■ DATA PROVIDED ■
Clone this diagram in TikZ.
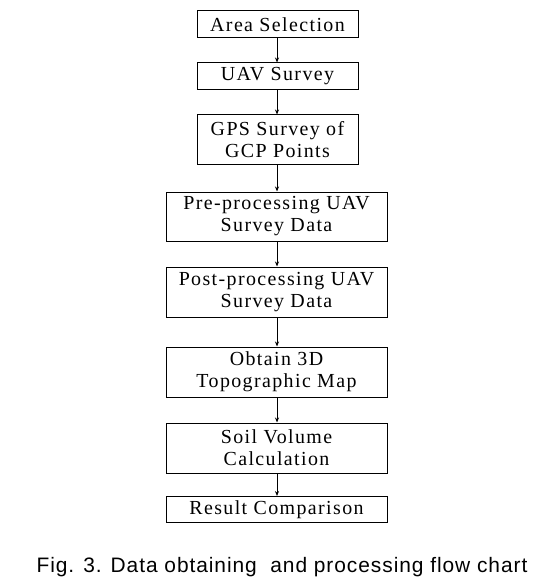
\documentclass[tikz,border=0pt]{standalone}
\usepackage{fontspec}
\setmainfont[LetterSpace=7]{Liberation Serif}
\newfontfamily\boxfont[LetterSpace=7]{Liberation Serif}
\newfontfamily\capfont[LetterSpace=4.5]{Liberation Sans}
\usetikzlibrary{arrows.meta}
\begin{document}
\begin{tikzpicture}[x=1bp,y=-1bp,
  flowbox/.style={draw=black,line width=1bp,fill=white,inner sep=0pt,align=center,
    font=\boxfont\fontsize{20}{22}\selectfont,minimum height=#1},
  flowbox/.default=27bp,
  narrowbox/.style={flowbox=#1,minimum width=161bp},
  narrowbox/.default=27bp,
  widebox/.style={flowbox=#1,minimum width=221bp},
  widebox/.default=50bp,
  flowarrow/.style={draw=black,line width=0.8bp,-{Stealth[length=5bp,width=4bp]}}]
\useasboundingbox (0,0) rectangle (558,580);
\node[narrowbox] (a) at (277.5,24.5) {Area Selection};
\node[narrowbox] (b) at (277.5,76.5) {UAV Survey};
\node[narrowbox=49bp] (c) at (277.5,139.5) {GPS Survey of\\GCP Points};
\node[widebox=49bp] (d) at (276.5,216.5) {Pre-processing UAV\\Survey Data};
\node[widebox] (e) at (276.5,292) {Post-processing UAV\\Survey Data};
\node[widebox] (f) at (276.5,372) {Obtain 3D\\Topographic Map};
\node[widebox] (g) at (276.5,448) {Soil Volume\\Calculation};
\node[widebox=26bp] (h) at (276.5,509.5) {Result Comparison};
\foreach \s/\t in {a/b,b/c,c/d,d/e,e/f,f/g,g/h}
  \draw[flowarrow] (\s.south -| 277,0) -- (\t.north -| 277,0);
\node[anchor=base,font=\capfont\fontsize{21}{22}\selectfont,inner sep=0pt] (cap) at (282,572) {Fig. 3. Data obtaining\ \ and processing flow chart};
\end{tikzpicture}
\end{document}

■ AIM ■
Return the material exactly as given, apart from the pictures.

■ FULL OUTPUT ■
Clone this diagram in TikZ.
\documentclass[tikz,border=0pt]{standalone}
\usepackage{fontspec}
\setmainfont[LetterSpace=7]{Liberation Serif}
\newfontfamily\boxfont[LetterSpace=7]{Liberation Serif}
\newfontfamily\capfont[LetterSpace=4.5]{Liberation Sans}
\usetikzlibrary{arrows.meta}
\begin{document}
\begin{tikzpicture}[x=1bp,y=-1bp,
  flowbox/.style={draw=black,line width=1bp,fill=white,inner sep=0pt,align=center,
    font=\boxfont\fontsize{20}{22}\selectfont,minimum height=#1},
  flowbox/.default=27bp,
  narrowbox/.style={flowbox=#1,minimum width=161bp},
  narrowbox/.default=27bp,
  widebox/.style={flowbox=#1,minimum width=221bp},
  widebox/.default=50bp,
  flowarrow/.style={draw=black,line width=0.8bp,-{Stealth[length=5bp,width=4bp]}}]
\useasboundingbox (0,0) rectangle (558,580);
\node[narrowbox] (a) at (277.5,24.5) {Area Selection};
\node[narrowbox] (b) at (277.5,76.5) {UAV Survey};
\node[narrowbox=49bp] (c) at (277.5,139.5) {GPS Survey of\\GCP Points};
\node[widebox=49bp] (d) at (276.5,216.5) {Pre-processing UAV\\Survey Data};
\node[widebox] (e) at (276.5,292) {Post-processing UAV\\Survey Data};
\node[widebox] (f) at (276.5,372) {Obtain 3D\\Topographic Map};
\node[widebox] (g) at (276.5,448) {Soil Volume\\Calculation};
\node[widebox=26bp] (h) at (276.5,509.5) {Result Comparison};
\foreach \s/\t in {a/b,b/c,c/d,d/e,e/f,f/g,g/h}
  \draw[flowarrow] (\s.south -| 277,0) -- (\t.north -| 277,0);
\node[anchor=base,font=\capfont\fontsize{21}{22}\selectfont,inner sep=0pt] (cap) at (282,572) {Fig. 3. Data obtaining\ \ and processing flow chart};
\end{tikzpicture}
\end{document}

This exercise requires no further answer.